The authors of the children’s book “And Tango Makes Three” have filed a federal lawsuit against the Florida Board of Education and a Florida school district for restricting access to their publication to children above the third grade. They argue that this restriction violates the First Amendment. The lawsuit was filed in the U.S. District Court for the Middle District of Florida.
The Lake County School District near Orlando restricted access to 40 books, including “And Tango Makes Three,” in response to legislation passed last year. The Parental Rights in Education law, signed by Republican Governor Ron DeSantis, prohibits classroom instruction about sexual orientation and gender identity up to grade three.
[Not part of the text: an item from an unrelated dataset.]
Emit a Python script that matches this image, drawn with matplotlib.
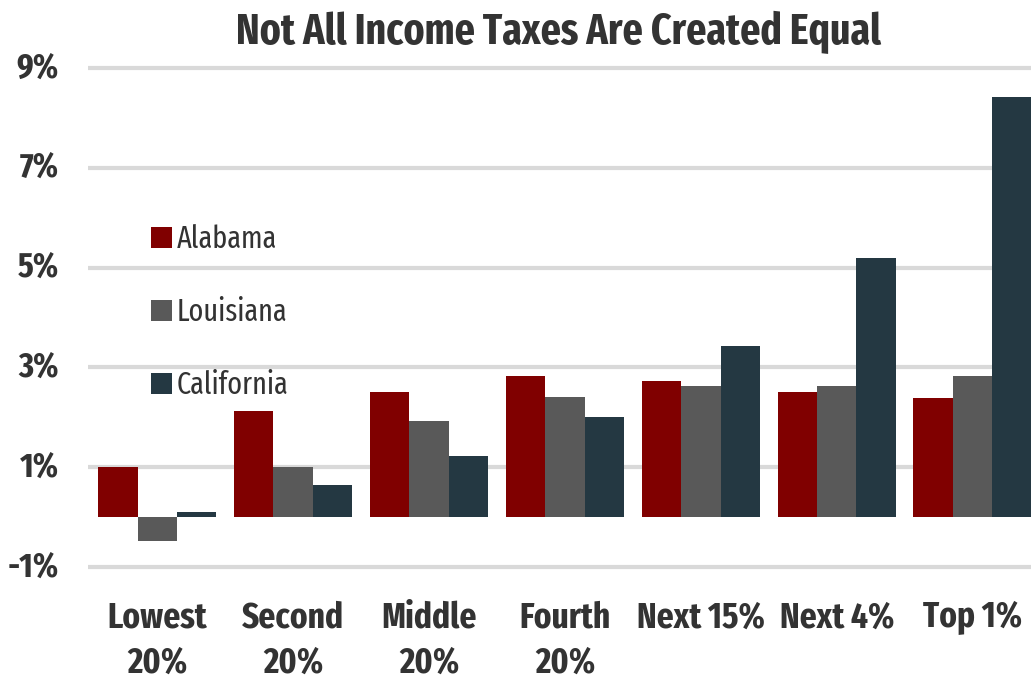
import matplotlib
matplotlib.use("Agg")
import matplotlib.pyplot as plt
import numpy as np

# data (% of income)
groups = ["Lowest\n20%", "Second\n20%", "Middle\n20%", "Fourth\n20%",
          "Next 15%", "Next 4%", "Top 1%"]
alabama = [1.0, 2.13, 2.5, 2.83, 2.72, 2.5, 2.39]
louisiana = [-0.48, 1.0, 1.92, 2.4, 2.62, 2.62, 2.82]
california = [0.1, 0.64, 1.22, 2.01, 3.42, 5.19, 8.41]
yticks = [-1, 1, 3, 5, 7, 9]

colors = {"Alabama": "#800000", "Louisiana": "#595959", "California": "#243842"}
txt = "#333333"
# condensed humanist font, close to the original
fam = ["Fira Sans Extra Condensed", "Fira Sans Condensed", "PT Sans Narrow", "DejaVu Sans"]

fig = plt.figure(figsize=(10.31, 6.79), dpi=100)
ax = fig.add_axes([88 / 1031, 1 - 572 / 679, 1 - 88 / 1031, 509 / 679])

x = np.arange(len(groups))
w = 0.29
series = [("Alabama", alabama), ("Louisiana", louisiana), ("California", california)]
for i, (name, vals) in enumerate(series):
    ax.bar(x + (i - 1) * w, vals, w, color=colors[name], label=name, zorder=3, linewidth=0)

for t in yticks:
    ax.axhline(t, color="#d9d9d9", lw=3, solid_capstyle="round", zorder=1)

ax.set_xlim(-0.51, 6.43)
ax.set_ylim(-1.1, 9.1)
ax.set_yticks(yticks)
ax.set_yticklabels([f"{t}%" for t in yticks], fontsize=25, fontweight="bold",
                   color=txt, family=fam, va="center")
ax.set_xticks(x)
ax.set_xticklabels(groups, fontsize=26, fontweight="bold", color=txt,
                   family=fam, linespacing=1.35)
ax.tick_params(axis="both", length=0)
ax.tick_params(axis="y", pad=21)
ax.tick_params(axis="x", pad=20)
for s in ax.spines.values():
    s.set_visible(False)

fig.text(559 / 1031, 1 - 44 / 679, "Not All Income Taxes Are Created Equal", ha="center",
         va="baseline", fontsize=31, fontweight="bold", color=txt, family=fam)

leg = ax.legend(loc="upper left", bbox_to_anchor=(151 / 1031, 1 - 224 / 679),
                bbox_transform=fig.transFigure, frameon=False, borderpad=0,
                borderaxespad=0, handlelength=0.7, handleheight=0.7,
                handletextpad=0.15, labelspacing=1.4,
                prop={"family": fam, "size": 22})
for t in leg.get_texts():
    t.set_color(txt)

fig.savefig("out.png", dpi=100)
The restrictions were later extended through eighth grade, and in April, the Florida Board of Education expanded them to all grades, with exceptions for optional reproductive health education and compliance with state standards.
Author Justin Richardson expressed disappointment, stating that their book has been banned simply because it features a penguin with two dads. “And Tango Makes Three” is a picture book intended for children aged four to eight. It is based on the true story of two male penguins at the Central Park Zoo who cared for a baby chick named Tango.
Richardson compared their book to the classic “Make Way for Ducklings” and emphasized that both books depict water birds becoming parents and caring for their young. He argued that there is no sexual implication or inappropriate language in either book, yet only “And Tango Makes Three” has faced a ban.
The lawsuit contends that the Lake County School District failed to provide a legitimate pedagogical reason for restricting the book and argues that Florida’s law is vague and overbroad. The authors claim that their reputations have been damaged by accusations that the book contains inappropriate material. The lawsuit also involves six students, including a first-grader who is fascinated by animals and wishes to read “And Tango Makes Three.”
The Lake County School District defended its decision, stating that the book was restricted in compliance with state law. Governor DeSantis has argued that the legislation ensures parents are informed about their children’s exposure and protects young children from premature sexualization.
The lawsuit raises important questions about censorship, free speech, and the role of parents in shaping their children’s education. Conservatives argue that parents should have the right to guide their children’s values and beliefs, while opponents believe that restricting access to books based on diverse family structures infringes on the rights of LGBTQ+ individuals and limits children’s exposure to diverse perspectives. The outcome of this case could have broader implications for the ongoing debate surrounding educational content and parental rights.